» GIVEN RECORDS:
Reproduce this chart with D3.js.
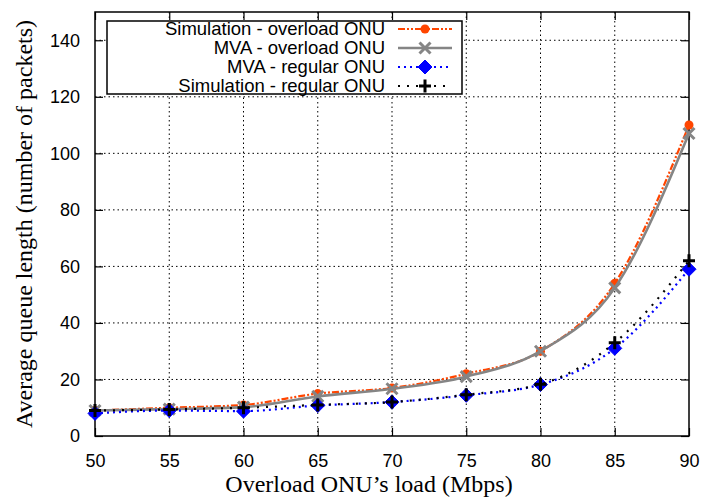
--
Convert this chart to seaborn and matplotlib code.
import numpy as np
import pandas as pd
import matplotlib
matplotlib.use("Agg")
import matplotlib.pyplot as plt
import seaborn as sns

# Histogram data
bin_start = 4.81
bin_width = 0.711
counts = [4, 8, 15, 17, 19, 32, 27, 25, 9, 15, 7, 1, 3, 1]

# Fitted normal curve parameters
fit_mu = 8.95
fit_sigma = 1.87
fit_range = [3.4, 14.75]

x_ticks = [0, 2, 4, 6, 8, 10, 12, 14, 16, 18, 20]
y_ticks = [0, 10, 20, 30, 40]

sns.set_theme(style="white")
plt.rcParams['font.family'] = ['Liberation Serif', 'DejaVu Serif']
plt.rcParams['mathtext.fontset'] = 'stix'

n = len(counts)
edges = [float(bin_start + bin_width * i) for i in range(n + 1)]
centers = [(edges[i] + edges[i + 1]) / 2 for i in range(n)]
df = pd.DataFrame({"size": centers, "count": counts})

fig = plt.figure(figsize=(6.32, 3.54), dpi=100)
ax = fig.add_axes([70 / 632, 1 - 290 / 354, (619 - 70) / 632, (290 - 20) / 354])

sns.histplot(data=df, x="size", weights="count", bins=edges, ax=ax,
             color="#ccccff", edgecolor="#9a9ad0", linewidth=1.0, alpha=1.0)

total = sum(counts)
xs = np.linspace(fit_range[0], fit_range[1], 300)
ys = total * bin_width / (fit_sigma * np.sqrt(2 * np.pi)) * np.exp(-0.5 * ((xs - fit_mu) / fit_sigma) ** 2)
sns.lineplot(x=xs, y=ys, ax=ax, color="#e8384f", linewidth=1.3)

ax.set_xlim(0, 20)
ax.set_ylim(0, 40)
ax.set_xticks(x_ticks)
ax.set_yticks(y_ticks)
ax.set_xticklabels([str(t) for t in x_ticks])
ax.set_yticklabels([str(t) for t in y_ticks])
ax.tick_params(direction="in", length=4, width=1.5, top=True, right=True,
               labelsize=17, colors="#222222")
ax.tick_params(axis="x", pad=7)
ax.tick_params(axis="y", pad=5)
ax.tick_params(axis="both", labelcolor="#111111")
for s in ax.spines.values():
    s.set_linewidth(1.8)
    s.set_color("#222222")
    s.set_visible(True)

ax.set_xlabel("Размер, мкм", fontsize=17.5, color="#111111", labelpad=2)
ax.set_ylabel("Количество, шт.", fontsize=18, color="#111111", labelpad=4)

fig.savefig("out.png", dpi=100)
...
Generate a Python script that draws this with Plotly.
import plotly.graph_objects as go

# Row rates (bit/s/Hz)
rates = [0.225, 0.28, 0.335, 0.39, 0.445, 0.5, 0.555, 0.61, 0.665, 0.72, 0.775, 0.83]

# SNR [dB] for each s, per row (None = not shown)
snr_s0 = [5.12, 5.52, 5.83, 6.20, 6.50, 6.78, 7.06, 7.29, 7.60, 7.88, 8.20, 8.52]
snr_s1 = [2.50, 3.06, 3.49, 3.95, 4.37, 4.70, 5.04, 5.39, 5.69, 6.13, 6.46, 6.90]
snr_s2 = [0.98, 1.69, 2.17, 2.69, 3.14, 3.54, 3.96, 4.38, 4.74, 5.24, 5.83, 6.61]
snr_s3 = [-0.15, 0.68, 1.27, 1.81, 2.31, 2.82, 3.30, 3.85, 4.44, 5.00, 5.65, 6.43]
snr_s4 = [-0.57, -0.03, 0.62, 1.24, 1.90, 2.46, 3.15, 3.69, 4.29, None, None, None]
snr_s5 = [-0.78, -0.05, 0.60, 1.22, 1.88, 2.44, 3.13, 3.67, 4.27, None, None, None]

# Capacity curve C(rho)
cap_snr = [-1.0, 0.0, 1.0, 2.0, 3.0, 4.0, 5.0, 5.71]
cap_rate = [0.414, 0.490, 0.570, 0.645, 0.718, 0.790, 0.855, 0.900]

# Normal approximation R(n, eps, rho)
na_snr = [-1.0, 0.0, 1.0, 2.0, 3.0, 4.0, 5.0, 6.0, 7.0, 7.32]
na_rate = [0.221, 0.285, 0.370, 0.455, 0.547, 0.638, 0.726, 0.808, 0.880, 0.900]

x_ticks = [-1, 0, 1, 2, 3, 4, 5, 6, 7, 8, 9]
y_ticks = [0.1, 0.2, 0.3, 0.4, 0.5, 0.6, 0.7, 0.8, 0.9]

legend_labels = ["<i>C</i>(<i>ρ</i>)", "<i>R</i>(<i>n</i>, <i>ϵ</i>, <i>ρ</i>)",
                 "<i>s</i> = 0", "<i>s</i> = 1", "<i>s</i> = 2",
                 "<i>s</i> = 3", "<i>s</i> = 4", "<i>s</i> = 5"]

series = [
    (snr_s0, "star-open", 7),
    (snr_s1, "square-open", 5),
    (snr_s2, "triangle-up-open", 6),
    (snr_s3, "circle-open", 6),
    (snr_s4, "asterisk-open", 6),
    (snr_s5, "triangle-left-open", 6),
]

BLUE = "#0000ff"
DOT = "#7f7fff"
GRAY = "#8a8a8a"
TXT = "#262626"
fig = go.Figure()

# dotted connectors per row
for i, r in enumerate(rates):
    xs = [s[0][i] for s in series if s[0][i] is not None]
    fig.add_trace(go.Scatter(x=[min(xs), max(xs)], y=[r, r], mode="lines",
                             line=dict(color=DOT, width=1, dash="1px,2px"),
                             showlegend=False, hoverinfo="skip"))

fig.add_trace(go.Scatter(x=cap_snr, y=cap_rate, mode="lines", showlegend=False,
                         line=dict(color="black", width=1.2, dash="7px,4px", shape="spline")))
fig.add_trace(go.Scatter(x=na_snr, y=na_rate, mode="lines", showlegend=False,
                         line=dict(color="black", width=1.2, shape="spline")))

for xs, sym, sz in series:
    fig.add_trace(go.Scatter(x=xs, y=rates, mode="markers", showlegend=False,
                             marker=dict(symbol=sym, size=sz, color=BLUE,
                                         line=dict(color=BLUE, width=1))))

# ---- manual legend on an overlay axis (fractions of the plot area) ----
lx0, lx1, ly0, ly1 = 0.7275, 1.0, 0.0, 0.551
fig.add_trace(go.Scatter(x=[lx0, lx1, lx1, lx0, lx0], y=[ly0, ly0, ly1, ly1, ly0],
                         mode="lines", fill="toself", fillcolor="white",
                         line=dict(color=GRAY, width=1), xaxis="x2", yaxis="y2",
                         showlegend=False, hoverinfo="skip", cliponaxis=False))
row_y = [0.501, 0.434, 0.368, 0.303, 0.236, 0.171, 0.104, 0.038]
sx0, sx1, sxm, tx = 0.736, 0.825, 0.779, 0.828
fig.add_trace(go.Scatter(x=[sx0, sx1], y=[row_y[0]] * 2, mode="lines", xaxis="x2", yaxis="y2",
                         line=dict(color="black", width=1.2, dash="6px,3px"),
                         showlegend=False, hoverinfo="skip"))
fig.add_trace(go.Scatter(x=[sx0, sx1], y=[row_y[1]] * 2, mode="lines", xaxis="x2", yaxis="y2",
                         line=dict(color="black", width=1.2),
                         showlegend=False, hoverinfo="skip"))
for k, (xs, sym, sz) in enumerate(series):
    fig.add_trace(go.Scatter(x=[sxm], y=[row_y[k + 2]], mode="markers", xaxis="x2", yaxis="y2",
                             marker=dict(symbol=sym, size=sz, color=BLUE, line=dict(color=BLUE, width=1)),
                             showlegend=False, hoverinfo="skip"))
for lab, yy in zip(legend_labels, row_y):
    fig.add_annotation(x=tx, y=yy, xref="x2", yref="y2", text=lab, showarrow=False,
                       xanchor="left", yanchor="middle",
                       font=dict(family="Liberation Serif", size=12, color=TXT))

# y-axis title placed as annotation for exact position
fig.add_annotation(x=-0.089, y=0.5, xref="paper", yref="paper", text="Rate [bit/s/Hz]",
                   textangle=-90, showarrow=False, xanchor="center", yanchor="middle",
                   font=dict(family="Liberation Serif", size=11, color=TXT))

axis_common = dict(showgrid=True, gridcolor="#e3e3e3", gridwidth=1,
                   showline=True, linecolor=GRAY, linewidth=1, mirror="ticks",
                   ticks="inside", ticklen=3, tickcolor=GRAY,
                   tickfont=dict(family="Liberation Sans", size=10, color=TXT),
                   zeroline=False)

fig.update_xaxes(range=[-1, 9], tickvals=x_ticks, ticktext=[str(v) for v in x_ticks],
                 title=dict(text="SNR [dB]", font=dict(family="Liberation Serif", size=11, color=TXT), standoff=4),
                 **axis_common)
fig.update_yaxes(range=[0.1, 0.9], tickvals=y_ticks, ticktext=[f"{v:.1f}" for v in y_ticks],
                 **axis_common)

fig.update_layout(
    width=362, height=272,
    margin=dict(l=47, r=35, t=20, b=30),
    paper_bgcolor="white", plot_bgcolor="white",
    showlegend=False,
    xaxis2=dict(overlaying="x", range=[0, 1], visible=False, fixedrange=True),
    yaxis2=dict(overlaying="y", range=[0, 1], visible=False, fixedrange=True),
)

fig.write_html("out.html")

» THE EXERCISE: Copy out only the lines above from the one with "Convert this chart" to the one with "import seaborn as sns", inclusive, exactly as they stand.

» WORKED SOLUTION:
Convert this chart to seaborn and matplotlib code.
import numpy as np
import pandas as pd
import matplotlib
matplotlib.use("Agg")
import matplotlib.pyplot as plt
import seaborn as sns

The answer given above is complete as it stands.